A Tale of Two Candidates

She's chartered jet, he's Southwest. Her mentor was Mitt Romney, he worked for Mother Teresa. She pays her chief campaign consultant $90,000-a-month, his worked for free most of last year.

Meg Whitman and Jerry Brown are fighting for the same job, but that's where the similarities end for the two candidates running for California governor.

Come November, voters in the financially troubled state will have two stark choices: the billionaire former eBay CEO who has never before run for office and rarely voted, or the heir of a political dynasty who is famous for his frugality and once studied Zen Buddhism.

The deep differences in their lives and personalities will do more than ensure a lively election season. They also will give both sides ample material for attacks.

Brown already is trying to undercut Whitman's message by assaulting her Wall Street connections and lavish campaign spending, including "white glove service" on private jets and fancy fundraisers in Beverly Hills. On primary night, he likened Whitman to the current governor, Arnold Schwarzenegger. Like Whitman, he campaigned as an outsider with business savvy, yet he has failed to deliver the budget and tax reforms he promised.

Whitman's campaign is trying to offer California a "new beginning," in a not-so-subtle jab at Brown's four-decade-long political career. She has characterized her 72-year-old opponent as a man without fresh ideas who will serve the interests of organized labor and other entrenched interests in Sacramento.
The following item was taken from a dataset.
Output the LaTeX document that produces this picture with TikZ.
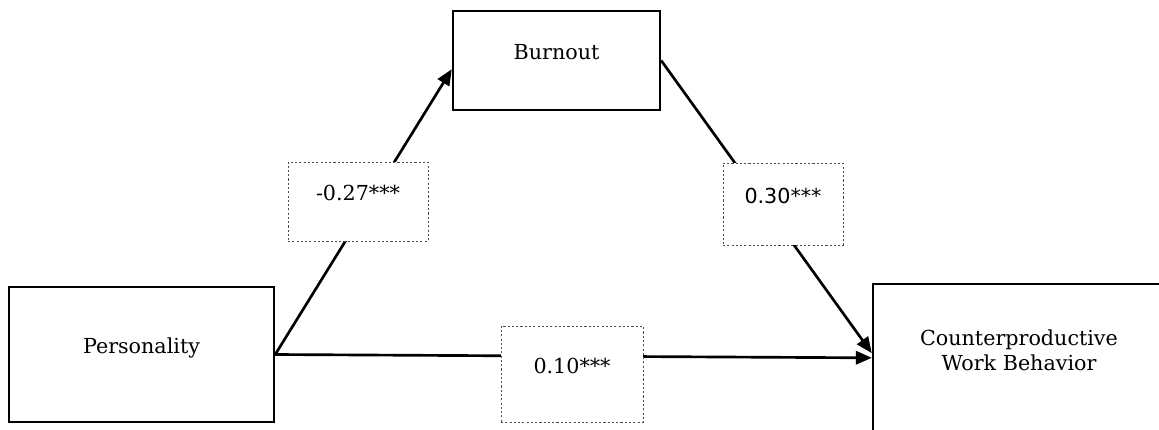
\documentclass[tikz,border=0pt]{standalone}
\usepackage{fontspec}
\setmainfont{DejaVu Serif}
\newfontfamily\coefsans{DejaVu Sans}
\usetikzlibrary{arrows.meta}
\tikzset{
  var/.style={draw, line width=1.8pt, rectangle},
  oneline/.style={text height=8pt, text depth=9pt},
  coef/.style={draw=black!70, fill=white, line width=0.7pt, dash pattern=on 1.6pt off 1.6pt, oneline},
}
\begin{document}
\begin{tikzpicture}[x=0.75pt, y=-0.75pt, font=\fontsize{15.5}{18.75}\selectfont]
  \clip (0,0) rectangle (1159,429);
  \draw
    (141.5,354.5) node[var, oneline, minimum width=198.75pt, minimum height=101.25pt] (pers) {Personality}
    (556.5,60.5) node[var, oneline, minimum width=155.25pt, minimum height=74.25pt] (burn) {Burnout}
    (1019,364.5) node[var, align=center, text depth=21.8pt, minimum width=219pt, minimum height=120.75pt] (cwb) {Counterproductive\\Work Behavior};
  \begin{scope}[-{Triangle[length=12pt,width=10pt]}, line width=2pt]
    \draw (pers.east) to ([yshift=-6.5pt]burn.west);
    \draw (burn.east) to ([yshift=8.5pt]cwb.west);
    \draw (pers.east) to ([yshift=5pt]cwb.west);
  \end{scope}
  \draw
    (358,201.5) node[coef, minimum width=105pt, minimum height=59.25pt] (pb) {-0.27***}
    (783,204) node[coef, minimum width=90pt, minimum height=61.5pt] (bc) {\coefsans 0.30***}
    (572,374) node[coef, minimum width=106.5pt, minimum height=72pt] (pc) {0.10***};
\end{tikzpicture}
\end{document}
"People ask me all the time, 'Can elections be bought?' The answer is, elections can't be bought, but candidates can and Jerry Brown is bought and paid for by the unions," Whitman, 53, said a day after her primary victory.

Whitman, the Republican, grew up in an upper middle class household on Long Island and attended Princeton and Harvard before starting a corporate career at Proctor & Gamble, Disney and Hasbro. She brought her executive pedigree to eBay in 1998 and helped the online auction site mature into a multibillion dollar company. The company made her a billionaire, and she now lives in Atherton, a Silicon Valley suburb that is among the state's top five wealthiest communities.

She once told Fortune magazine that others would probably describe her as "frumpy," but she's comfortable in the business world.

Whitman now pledges to root out government waste, specifically by eliminating 40,000 state workers.
  She has used her vast campaign resources to convey a pro-jobs message over the airwaves and at tightly controlled campaign stops, but she doesn't yet appear to be at ease in public. She fumbled early on when reporters pressed her on why she failed to vote for most of her life.
 

 "It's not enough for someone rich and restless to look in the mirror one morning and decide, 'I want to be governor of California.' We tried that. It didn't work," Brown said.

Brown's experience in statewide office dates to 1970, when he was elected secretary of state. He won the first of his two terms as governor four years later, becoming one of California's youngest chief executives at age 36.

While governor, he was famous for his austerity and for what some considered his "Gov. Moonbeam" ideas. He opted to live in a one-room apartment instead of the governor's mansion and drove around in a 1974 Plymouth Satellite instead of a chauffeured limousine.

In addition to making three tries for the Democratic Party's nomination for president and one for U.S. Senate, he spent four years in a California seminary, went abroad to study Zen Buddhism in Japan and ministered to the ill with Mother Teresa in India.

He later had a stint as a talk radio show host and became a tough-on-crime mayor of Oakland, one of California's roughest cities.

Brown knows his past has baggage.

"You can find a number of statements that would not be helpful to my campaign this November," Brown told the Los Angeles Times in declaring his candidacy earlier this year. "But so what? I've lived a life. I am not some guy who has been in some plastic bubble that has no contact with the hurly-burly of human existence. I've lived and I've seen and I learn, and yes, I can change my mind."